▶ Goal
The data below should be restated word for word, with every picture omitted.

▶ Provided data
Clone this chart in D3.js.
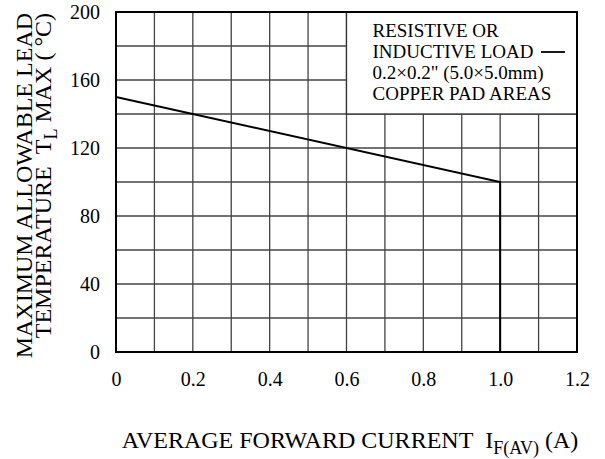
<!DOCTYPE html>
<html>
<head>
<meta charset="UTF-8">
<style>
  body { margin: 0; background: #fff; }
  text { font-family: "Liberation Serif", "Times New Roman", serif; fill: #000; }
</style>
</head>
<body>
<script src="https://cdn.jsdelivr.net/npm/d3@7"></script>
<script>
// derating curve: current (A) vs lead temperature (deg C)
var current = [0, 1.0, 1.0];
var tempMax = [150, 100, 0];

var xTicks = [0, 0.2, 0.4, 0.6, 0.8, 1.0, 1.2];
var xTickLabels = ["0", "0.2", "0.4", "0.6", "0.8", "1.0", "1.2"];
var yTicks = [0, 40, 80, 120, 160, 200];
var xGrid = d3.range(0, 13).map(function (i) { return i / 10; });
var yGrid = d3.range(0, 11).map(function (i) { return i * 20; });

var legendLines = ["RESISTIVE OR", "INDUCTIVE LOAD", "0.2\u00d70.2\" (5.0\u00d75.0mm)", "COPPER PAD AREAS"];

var margin = {top: 12, right: 28, bottom: 107, left: 116},
    width = 605 - margin.left - margin.right,
    height = 459 - margin.top - margin.bottom;

var x = d3.scaleLinear().domain([0, 1.2]).range([0, width]);
var y = d3.scaleLinear().domain([0, 200]).range([height, 0]);

var svg = d3.select("body").append("svg")
    .attr("width", 605)
    .attr("height", 459);

var g = svg.append("g")
    .attr("transform", "translate(" + margin.left + "," + margin.top + ")");

// grid
g.selectAll(".vgrid")
    .data(xGrid)
    .enter().append("line")
    .attr("x1", function (d) { return x(d); })
    .attr("x2", function (d) { return x(d); })
    .attr("y1", 0).attr("y2", height)
    .style("stroke", "#444")
    .style("stroke-width", 1.3);

g.selectAll(".hgrid")
    .data(yGrid)
    .enter().append("line")
    .attr("x1", 0).attr("x2", width)
    .attr("y1", function (d) { return y(d); })
    .attr("y2", function (d) { return y(d); })
    .style("stroke", "#444")
    .style("stroke-width", 1.3);

// legend box sits on the grid, top right
g.append("rect")
    .attr("x", x(0.6))
    .attr("y", y(200))
    .attr("width", x(1.2) - x(0.6))
    .attr("height", y(140) - y(200))
    .style("fill", "#fff")
    .style("stroke", "#333")
    .style("stroke-width", 1.3);

g.selectAll(".leg")
    .data(legendLines)
    .enter().append("text")
    .attr("x", x(0.6) + 26)
    .attr("y", function (d, i) { return 25 + i * 21; })
    .style("font-size", "19px")
    .text(function (d) { return d; });

g.append("line")
    .attr("x1", x(1.2) - 36).attr("x2", x(1.2) - 12)
    .attr("y1", 40).attr("y2", 40)
    .style("stroke", "#000")
    .style("stroke-width", 1.8);

// frame
g.append("rect")
    .attr("width", width)
    .attr("height", height)
    .style("fill", "none")
    .style("stroke", "#000")
    .style("stroke-width", 2);

// curve
var line = d3.line()
    .x(function (d, i) { return x(current[i]); })
    .y(function (d, i) { return y(tempMax[i]); });

g.append("path")
    .datum(current)
    .attr("d", line)
    .style("fill", "none")
    .style("stroke", "#000")
    .style("stroke-width", 2);

// axes (labels only)
var xAxis = g.append("g")
    .attr("transform", "translate(0," + height + ")")
    .call(d3.axisBottom(x).tickValues(xTicks).tickSize(0).tickPadding(20)
        .tickFormat(function (d, i) { return xTickLabels[i]; }));
xAxis.select(".domain").remove();
xAxis.selectAll("text").style("font-size", "20px").style("font-family", "Liberation Serif");

var yAxis = g.append("g")
    .call(d3.axisLeft(y).tickValues(yTicks).tickSize(0).tickPadding(16));
yAxis.select(".domain").remove();
yAxis.selectAll("text").style("font-size", "20px").style("font-family", "Liberation Serif");

// x title
var xt = svg.append("text")
    .attr("x", 350)
    .attr("y", 448)
    .attr("text-anchor", "middle")
    .style("font-size", "24px");
xt.append("tspan").text("AVERAGE FORWARD CURRENT\u00a0\u00a0I");
xt.append("tspan").attr("dy", 6).style("font-size", "18px").text("F(AV)");
xt.append("tspan").attr("dy", -6).text(" (A)");

// y title, two lines, both ending at the top
var yt = svg.append("text")
    .attr("transform", "translate(32,13) rotate(-90)")
    .attr("text-anchor", "end")
    .style("font-size", "24px")
    .text("MAXIMUM ALLOWABLE LEAD");

var yt2 = svg.append("text")
    .attr("transform", "translate(51,13) rotate(-90)")
    .attr("text-anchor", "end")
    .style("font-size", "24px");
yt2.append("tspan").text("TEMPERATURE\u00a0\u00a0T");
yt2.append("tspan").attr("dy", 6).style("font-size", "18px").text("L");
yt2.append("tspan").attr("dy", -6).text(" MAX ( \u00b0C)");
</script>
</body>
</html>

▶ Problem solution
Clone this chart in D3.js.
<!DOCTYPE html>
<html>
<head>
<meta charset="UTF-8">
<style>
  body { margin: 0; background: #fff; }
  text { font-family: "Liberation Serif", "Times New Roman", serif; fill: #000; }
</style>
</head>
<body>
<script src="https://cdn.jsdelivr.net/npm/d3@7"></script>
<script>
// derating curve: current (A) vs lead temperature (deg C)
var current = [0, 1.0, 1.0];
var tempMax = [150, 100, 0];

var xTicks = [0, 0.2, 0.4, 0.6, 0.8, 1.0, 1.2];
var xTickLabels = ["0", "0.2", "0.4", "0.6", "0.8", "1.0", "1.2"];
var yTicks = [0, 40, 80, 120, 160, 200];
var xGrid = d3.range(0, 13).map(function (i) { return i / 10; });
var yGrid = d3.range(0, 11).map(function (i) { return i * 20; });

var legendLines = ["RESISTIVE OR", "INDUCTIVE LOAD", "0.2\u00d70.2\" (5.0\u00d75.0mm)", "COPPER PAD AREAS"];

var margin = {top: 12, right: 28, bottom: 107, left: 116},
    width = 605 - margin.left - margin.right,
    height = 459 - margin.top - margin.bottom;

var x = d3.scaleLinear().domain([0, 1.2]).range([0, width]);
var y = d3.scaleLinear().domain([0, 200]).range([height, 0]);

var svg = d3.select("body").append("svg")
    .attr("width", 605)
    .attr("height", 459);

var g = svg.append("g")
    .attr("transform", "translate(" + margin.left + "," + margin.top + ")");

// grid
g.selectAll(".vgrid")
    .data(xGrid)
    .enter().append("line")
    .attr("x1", function (d) { return x(d); })
    .attr("x2", function (d) { return x(d); })
    .attr("y1", 0).attr("y2", height)
    .style("stroke", "#444")
    .style("stroke-width", 1.3);

g.selectAll(".hgrid")
    .data(yGrid)
    .enter().append("line")
    .attr("x1", 0).attr("x2", width)
    .attr("y1", function (d) { return y(d); })
    .attr("y2", function (d) { return y(d); })
    .style("stroke", "#444")
    .style("stroke-width", 1.3);

// legend box sits on the grid, top right
g.append("rect")
    .attr("x", x(0.6))
    .attr("y", y(200))
    .attr("width", x(1.2) - x(0.6))
    .attr("height", y(140) - y(200))
    .style("fill", "#fff")
    .style("stroke", "#333")
    .style("stroke-width", 1.3);

g.selectAll(".leg")
    .data(legendLines)
    .enter().append("text")
    .attr("x", x(0.6) + 26)
    .attr("y", function (d, i) { return 25 + i * 21; })
    .style("font-size", "19px")
    .text(function (d) { return d; });

g.append("line")
    .attr("x1", x(1.2) - 36).attr("x2", x(1.2) - 12)
    .attr("y1", 40).attr("y2", 40)
    .style("stroke", "#000")
    .style("stroke-width", 1.8);

// frame
g.append("rect")
    .attr("width", width)
    .attr("height", height)
    .style("fill", "none")
    .style("stroke", "#000")
    .style("stroke-width", 2);

// curve
var line = d3.line()
    .x(function (d, i) { return x(current[i]); })
    .y(function (d, i) { return y(tempMax[i]); });

g.append("path")
    .datum(current)
    .attr("d", line)
    .style("fill", "none")
    .style("stroke", "#000")
    .style("stroke-width", 2);

// axes (labels only)
var xAxis = g.append("g")
    .attr("transform", "translate(0," + height + ")")
    .call(d3.axisBottom(x).tickValues(xTicks).tickSize(0).tickPadding(20)
        .tickFormat(function (d, i) { return xTickLabels[i]; }));
xAxis.select(".domain").remove();
xAxis.selectAll("text").style("font-size", "20px").style("font-family", "Liberation Serif");

var yAxis = g.append("g")
    .call(d3.axisLeft(y).tickValues(yTicks).tickSize(0).tickPadding(16));
yAxis.select(".domain").remove();
yAxis.selectAll("text").style("font-size", "20px").style("font-family", "Liberation Serif");

// x title
var xt = svg.append("text")
    .attr("x", 350)
    .attr("y", 448)
    .attr("text-anchor", "middle")
    .style("font-size", "24px");
xt.append("tspan").text("AVERAGE FORWARD CURRENT\u00a0\u00a0I");
xt.append("tspan").attr("dy", 6).style("font-size", "18px").text("F(AV)");
xt.append("tspan").attr("dy", -6).text(" (A)");

// y title, two lines, both ending at the top
var yt = svg.append("text")
    .attr("transform", "translate(32,13) rotate(-90)")
    .attr("text-anchor", "end")
    .style("font-size", "24px")
    .text("MAXIMUM ALLOWABLE LEAD");

var yt2 = svg.append("text")
    .attr("transform", "translate(51,13) rotate(-90)")
    .attr("text-anchor", "end")
    .style("font-size", "24px");
yt2.append("tspan").text("TEMPERATURE\u00a0\u00a0T");
yt2.append("tspan").attr("dy", 6).style("font-size", "18px").text("L");
yt2.append("tspan").attr("dy", -6).text(" MAX ( \u00b0C)");
</script>
</body>
</html>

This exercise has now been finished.